Malta sparked outrage last month over its decision to demolish a 19th-century British barracks to build a five-star hotel and housing complex, and experts warn the prehistoric Santa Verna Temple is also under threat from encroaching, pool-side luxury units.

UNESCO issued a warning last year over the capital Valletta's World Heritage site status.

But activist Andre Callus told AFP the "eating up of agricultural and green spaces" was an even bigger threat to the import-heavy country, which is on the front line of climate change and has few natural resources.

Malta's thriving economy, skyrocketing population and vast numbers of tourists -- around four million in 2025 -- are causing "massive development pressures on the land", said Callus, a member of rights campaign group Moviment Graffitti.

The country's population has grown nearly 30 percent over a decade.

People "suffocating" in over-developed towns are now escaping to the countryside and building there too, Callus said.


- 'Major threat' -


Schembri's farming roots go back three generations, but her family donated the land decades ago to the Catholic Church, which in the 1990s gave it to the government to administer.

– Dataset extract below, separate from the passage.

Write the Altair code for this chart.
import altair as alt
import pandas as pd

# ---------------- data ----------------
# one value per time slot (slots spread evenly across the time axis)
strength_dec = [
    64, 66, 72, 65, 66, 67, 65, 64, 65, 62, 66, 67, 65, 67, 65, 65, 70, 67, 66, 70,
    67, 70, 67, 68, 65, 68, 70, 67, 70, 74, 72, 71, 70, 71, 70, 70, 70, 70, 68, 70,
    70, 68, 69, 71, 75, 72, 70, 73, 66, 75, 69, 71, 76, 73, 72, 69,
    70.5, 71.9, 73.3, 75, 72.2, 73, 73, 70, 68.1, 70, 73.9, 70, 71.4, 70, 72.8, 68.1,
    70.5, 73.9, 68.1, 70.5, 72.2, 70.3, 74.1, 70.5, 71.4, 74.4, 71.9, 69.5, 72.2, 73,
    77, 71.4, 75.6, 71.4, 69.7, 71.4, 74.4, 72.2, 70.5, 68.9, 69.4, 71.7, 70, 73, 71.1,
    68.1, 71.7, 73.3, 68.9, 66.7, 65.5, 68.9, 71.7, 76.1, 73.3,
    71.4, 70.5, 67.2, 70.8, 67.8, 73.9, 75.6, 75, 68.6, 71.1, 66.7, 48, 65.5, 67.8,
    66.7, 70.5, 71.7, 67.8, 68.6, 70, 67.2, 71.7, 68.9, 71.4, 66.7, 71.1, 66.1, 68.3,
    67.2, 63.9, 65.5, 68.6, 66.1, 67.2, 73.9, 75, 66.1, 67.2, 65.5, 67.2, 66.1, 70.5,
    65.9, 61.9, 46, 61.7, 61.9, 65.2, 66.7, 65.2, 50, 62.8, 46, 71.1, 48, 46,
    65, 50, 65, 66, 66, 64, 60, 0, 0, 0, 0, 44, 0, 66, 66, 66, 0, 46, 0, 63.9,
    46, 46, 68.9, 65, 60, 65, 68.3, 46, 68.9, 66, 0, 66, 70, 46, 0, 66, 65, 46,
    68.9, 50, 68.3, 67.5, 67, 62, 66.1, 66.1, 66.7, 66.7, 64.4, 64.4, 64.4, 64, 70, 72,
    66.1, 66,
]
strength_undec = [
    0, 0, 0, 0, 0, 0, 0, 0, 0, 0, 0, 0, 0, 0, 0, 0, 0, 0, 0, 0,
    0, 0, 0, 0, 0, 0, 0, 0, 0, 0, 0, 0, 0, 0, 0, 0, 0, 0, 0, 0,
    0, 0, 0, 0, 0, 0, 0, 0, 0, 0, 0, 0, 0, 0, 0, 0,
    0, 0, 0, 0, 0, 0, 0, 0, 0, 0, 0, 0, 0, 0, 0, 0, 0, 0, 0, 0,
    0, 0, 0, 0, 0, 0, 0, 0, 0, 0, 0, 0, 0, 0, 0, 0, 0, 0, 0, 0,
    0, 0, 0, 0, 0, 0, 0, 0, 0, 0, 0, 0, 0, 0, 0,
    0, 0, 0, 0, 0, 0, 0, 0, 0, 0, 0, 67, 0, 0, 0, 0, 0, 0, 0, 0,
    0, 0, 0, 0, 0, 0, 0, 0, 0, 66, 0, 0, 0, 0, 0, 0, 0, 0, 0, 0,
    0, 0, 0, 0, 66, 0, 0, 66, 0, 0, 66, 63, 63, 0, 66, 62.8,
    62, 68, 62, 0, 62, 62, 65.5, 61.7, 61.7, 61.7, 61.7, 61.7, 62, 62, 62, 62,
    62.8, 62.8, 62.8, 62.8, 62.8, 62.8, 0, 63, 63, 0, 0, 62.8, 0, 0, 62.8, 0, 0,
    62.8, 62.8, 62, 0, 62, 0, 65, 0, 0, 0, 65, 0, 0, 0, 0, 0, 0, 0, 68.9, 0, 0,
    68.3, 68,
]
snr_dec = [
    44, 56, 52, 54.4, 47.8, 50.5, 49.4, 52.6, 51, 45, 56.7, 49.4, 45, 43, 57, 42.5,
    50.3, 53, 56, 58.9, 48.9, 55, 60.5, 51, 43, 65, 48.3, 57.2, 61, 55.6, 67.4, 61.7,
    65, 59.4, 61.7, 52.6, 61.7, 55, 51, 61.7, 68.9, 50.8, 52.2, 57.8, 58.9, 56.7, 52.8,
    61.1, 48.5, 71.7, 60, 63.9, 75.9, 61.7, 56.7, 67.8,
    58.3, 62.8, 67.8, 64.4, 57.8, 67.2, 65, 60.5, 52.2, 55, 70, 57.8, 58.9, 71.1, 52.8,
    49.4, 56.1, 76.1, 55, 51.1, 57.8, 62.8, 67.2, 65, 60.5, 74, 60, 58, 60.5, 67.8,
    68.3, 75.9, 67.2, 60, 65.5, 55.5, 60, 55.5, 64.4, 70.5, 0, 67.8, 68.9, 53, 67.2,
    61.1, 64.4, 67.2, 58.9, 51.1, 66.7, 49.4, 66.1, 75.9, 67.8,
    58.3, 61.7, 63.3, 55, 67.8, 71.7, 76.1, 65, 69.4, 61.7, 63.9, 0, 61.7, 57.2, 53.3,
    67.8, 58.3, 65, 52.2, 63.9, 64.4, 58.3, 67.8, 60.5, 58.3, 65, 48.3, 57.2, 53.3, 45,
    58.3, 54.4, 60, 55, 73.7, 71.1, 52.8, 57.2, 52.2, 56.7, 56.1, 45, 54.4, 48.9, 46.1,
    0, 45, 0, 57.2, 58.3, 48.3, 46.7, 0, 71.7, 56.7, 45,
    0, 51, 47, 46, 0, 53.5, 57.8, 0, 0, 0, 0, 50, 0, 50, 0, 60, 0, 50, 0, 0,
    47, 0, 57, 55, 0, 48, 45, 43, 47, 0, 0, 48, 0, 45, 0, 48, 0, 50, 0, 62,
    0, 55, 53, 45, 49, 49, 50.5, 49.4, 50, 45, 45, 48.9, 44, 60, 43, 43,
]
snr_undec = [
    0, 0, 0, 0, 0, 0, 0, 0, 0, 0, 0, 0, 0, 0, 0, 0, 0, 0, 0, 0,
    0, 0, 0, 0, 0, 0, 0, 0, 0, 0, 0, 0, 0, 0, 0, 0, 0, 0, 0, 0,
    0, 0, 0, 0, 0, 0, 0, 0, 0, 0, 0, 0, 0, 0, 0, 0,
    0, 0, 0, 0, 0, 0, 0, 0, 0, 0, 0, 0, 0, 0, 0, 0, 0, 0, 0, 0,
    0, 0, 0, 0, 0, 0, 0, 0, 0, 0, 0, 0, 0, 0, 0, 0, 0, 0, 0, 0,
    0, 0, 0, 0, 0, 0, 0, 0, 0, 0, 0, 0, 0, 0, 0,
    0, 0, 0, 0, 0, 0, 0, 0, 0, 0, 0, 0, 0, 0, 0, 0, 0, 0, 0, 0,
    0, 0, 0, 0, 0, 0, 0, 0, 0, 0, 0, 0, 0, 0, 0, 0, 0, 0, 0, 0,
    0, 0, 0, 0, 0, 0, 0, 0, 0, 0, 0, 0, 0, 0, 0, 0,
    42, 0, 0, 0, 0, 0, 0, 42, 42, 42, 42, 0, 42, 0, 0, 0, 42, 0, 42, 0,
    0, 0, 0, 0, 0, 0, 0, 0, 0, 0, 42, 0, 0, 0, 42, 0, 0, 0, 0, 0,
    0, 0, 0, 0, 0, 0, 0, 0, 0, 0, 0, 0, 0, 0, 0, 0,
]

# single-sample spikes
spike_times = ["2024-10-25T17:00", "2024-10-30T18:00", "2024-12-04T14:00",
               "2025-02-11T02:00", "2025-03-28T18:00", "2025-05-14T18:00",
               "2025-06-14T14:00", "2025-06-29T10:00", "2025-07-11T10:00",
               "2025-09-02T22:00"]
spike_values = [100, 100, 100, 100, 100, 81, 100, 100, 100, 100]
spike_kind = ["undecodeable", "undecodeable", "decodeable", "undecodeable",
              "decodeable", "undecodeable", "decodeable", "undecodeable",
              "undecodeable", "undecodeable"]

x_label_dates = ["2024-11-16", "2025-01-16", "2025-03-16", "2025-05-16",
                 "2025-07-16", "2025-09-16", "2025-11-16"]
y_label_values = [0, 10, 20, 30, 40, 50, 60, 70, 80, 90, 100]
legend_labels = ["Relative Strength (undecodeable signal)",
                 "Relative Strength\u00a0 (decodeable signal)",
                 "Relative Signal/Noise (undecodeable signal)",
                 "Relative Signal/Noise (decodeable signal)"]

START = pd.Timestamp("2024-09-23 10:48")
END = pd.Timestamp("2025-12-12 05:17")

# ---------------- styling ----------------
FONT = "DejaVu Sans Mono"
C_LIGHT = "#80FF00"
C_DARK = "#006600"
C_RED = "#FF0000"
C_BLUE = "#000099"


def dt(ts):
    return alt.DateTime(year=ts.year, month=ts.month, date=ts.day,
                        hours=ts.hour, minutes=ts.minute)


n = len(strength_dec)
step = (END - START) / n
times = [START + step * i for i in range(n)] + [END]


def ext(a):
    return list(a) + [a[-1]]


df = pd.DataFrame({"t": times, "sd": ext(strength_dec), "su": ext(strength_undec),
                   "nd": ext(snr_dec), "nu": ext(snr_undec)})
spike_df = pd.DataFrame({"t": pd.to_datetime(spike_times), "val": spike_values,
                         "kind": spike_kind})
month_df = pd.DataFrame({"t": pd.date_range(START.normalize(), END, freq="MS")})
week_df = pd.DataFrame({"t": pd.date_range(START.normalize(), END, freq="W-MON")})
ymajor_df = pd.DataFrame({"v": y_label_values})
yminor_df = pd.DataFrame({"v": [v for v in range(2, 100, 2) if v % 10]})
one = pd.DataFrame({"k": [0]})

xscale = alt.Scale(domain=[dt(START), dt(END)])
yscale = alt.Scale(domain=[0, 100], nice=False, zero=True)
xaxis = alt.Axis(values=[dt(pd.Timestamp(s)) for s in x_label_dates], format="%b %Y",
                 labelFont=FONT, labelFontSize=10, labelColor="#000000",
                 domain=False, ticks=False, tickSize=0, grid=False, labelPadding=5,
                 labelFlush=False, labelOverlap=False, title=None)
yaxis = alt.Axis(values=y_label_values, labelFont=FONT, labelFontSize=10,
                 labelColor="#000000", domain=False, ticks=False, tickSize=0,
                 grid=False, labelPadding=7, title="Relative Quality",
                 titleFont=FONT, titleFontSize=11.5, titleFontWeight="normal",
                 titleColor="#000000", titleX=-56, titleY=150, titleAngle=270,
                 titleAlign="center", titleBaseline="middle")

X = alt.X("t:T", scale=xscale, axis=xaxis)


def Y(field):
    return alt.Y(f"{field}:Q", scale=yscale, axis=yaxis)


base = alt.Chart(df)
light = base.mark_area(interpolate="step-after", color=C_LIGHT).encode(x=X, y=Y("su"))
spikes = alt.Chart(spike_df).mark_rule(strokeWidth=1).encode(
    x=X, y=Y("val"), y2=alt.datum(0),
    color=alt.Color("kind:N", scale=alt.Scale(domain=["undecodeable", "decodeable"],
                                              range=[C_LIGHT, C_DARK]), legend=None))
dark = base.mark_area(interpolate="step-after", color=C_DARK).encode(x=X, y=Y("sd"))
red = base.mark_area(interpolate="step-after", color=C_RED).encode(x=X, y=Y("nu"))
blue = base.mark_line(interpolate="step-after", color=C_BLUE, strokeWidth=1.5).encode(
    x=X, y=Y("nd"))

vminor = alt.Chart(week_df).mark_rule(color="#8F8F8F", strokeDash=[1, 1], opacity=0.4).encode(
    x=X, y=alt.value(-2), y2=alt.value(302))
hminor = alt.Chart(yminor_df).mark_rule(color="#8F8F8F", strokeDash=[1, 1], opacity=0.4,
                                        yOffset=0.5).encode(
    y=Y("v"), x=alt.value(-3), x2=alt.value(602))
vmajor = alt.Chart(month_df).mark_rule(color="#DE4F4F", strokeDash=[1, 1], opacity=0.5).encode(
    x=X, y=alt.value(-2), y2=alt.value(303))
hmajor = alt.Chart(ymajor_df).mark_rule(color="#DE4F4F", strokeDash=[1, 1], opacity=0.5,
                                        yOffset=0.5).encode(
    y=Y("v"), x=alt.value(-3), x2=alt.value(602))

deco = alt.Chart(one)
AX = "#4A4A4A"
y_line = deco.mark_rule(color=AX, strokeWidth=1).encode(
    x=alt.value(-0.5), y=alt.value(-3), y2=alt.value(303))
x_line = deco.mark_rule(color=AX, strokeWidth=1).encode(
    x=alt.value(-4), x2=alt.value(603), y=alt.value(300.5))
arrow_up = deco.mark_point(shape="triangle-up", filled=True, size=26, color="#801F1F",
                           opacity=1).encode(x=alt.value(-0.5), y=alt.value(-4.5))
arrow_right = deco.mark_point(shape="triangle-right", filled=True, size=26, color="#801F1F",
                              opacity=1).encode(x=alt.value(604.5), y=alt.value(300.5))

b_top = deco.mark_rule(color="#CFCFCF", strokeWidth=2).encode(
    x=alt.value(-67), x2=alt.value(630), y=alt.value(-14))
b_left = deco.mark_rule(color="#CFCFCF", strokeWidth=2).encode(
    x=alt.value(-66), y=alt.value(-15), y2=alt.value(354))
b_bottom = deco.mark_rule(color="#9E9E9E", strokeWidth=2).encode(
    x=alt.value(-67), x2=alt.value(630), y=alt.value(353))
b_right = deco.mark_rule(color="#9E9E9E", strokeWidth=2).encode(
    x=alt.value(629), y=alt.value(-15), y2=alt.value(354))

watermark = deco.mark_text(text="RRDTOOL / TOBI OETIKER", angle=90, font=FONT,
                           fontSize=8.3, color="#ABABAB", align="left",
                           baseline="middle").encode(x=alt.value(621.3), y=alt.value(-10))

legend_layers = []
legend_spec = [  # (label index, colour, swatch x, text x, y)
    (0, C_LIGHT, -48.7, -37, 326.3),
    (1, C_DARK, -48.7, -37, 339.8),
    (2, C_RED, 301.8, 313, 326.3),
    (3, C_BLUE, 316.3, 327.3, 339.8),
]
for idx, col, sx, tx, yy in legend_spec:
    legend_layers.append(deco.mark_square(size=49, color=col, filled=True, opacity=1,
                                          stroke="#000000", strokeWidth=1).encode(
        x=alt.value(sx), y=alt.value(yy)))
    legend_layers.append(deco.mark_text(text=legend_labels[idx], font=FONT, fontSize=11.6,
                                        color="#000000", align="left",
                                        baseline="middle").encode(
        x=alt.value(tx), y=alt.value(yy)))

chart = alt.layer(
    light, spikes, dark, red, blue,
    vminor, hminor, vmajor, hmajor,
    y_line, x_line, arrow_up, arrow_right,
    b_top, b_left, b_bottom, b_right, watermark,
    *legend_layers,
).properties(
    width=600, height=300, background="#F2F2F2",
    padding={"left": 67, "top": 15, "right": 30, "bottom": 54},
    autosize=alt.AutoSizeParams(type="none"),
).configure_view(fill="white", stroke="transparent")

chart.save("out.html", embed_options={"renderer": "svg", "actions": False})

Because the field in the southern part of Malta used to belong to them, the family paid a token rent.

"The feeling was that farming is top priority for the country, we need it for food, for security, so the government protected us," she said.

But a 2006 change in the law meant plots across Malta could be built on.

And as most farmers in Malta do not own the land they work, they cannot protect the fields, making the development push a "major threat to farming", Callus said.

With a nearby site earmarked for housing, developers won permission to tarmac over the field Schembri farms.

She launched a fierce media campaign and eventually the government promised the road would not be built -- though planning permission for it still stands.

It is not just "fertile, pristine agricultural land" that developers are destroying, said Schembri, who also grows tomatoes, marrows and melons.

Over-construction affects water as well, a massive issue in the island country, where rainfall is the only source of natural freshwater.

"It doesn't rain in Malta anymore. There is water scarcity, but we destroyed wells, we destroyed underwater tables," Schembri said.

"Water is the main source of food, and we're losing all of that," she said.


- 'Loophole' -


Located off the coast of Sicily, Malta has suffered record draughts in recent years, and is highly vulnerable to desertification, which is aggravated by intensive urbanization.

"This stratospheric level of growth has an impact on everything; on land, on the sea, on quality of life, and on inequalities because it creates a lot of wealth for some," Callus said.

The Labour party, which won a fresh mandate at a general election last month, has promised to pause contested projects while they are being challenged in court.

Builders have been forging ahead regardless, "after which, it's essentially too late. That's been a big loophole for developers," Michael Briguglio from the University of Malta told AFP.

He expressed scepticism over whether the sector would be reined in, saying both Labour and the opposition Nationalist Party "are in the pockets of developers".

And frustration over construction is not universal. Soaring land and rent prices penalise some, but many homeowners are building extra stories to let them short term, Briguglio said.

The result is ubiquitous cranes, dust and noise, with historic buildings in Malta's distinctive golden-hued limestone torn down to make way for multi-level properties along the coastlines.

Once children played in the fields and streets; now there are "no open spaces" in a country "on steroids", Schembri said.

"I expect Malta at some point to either collapse, or implode."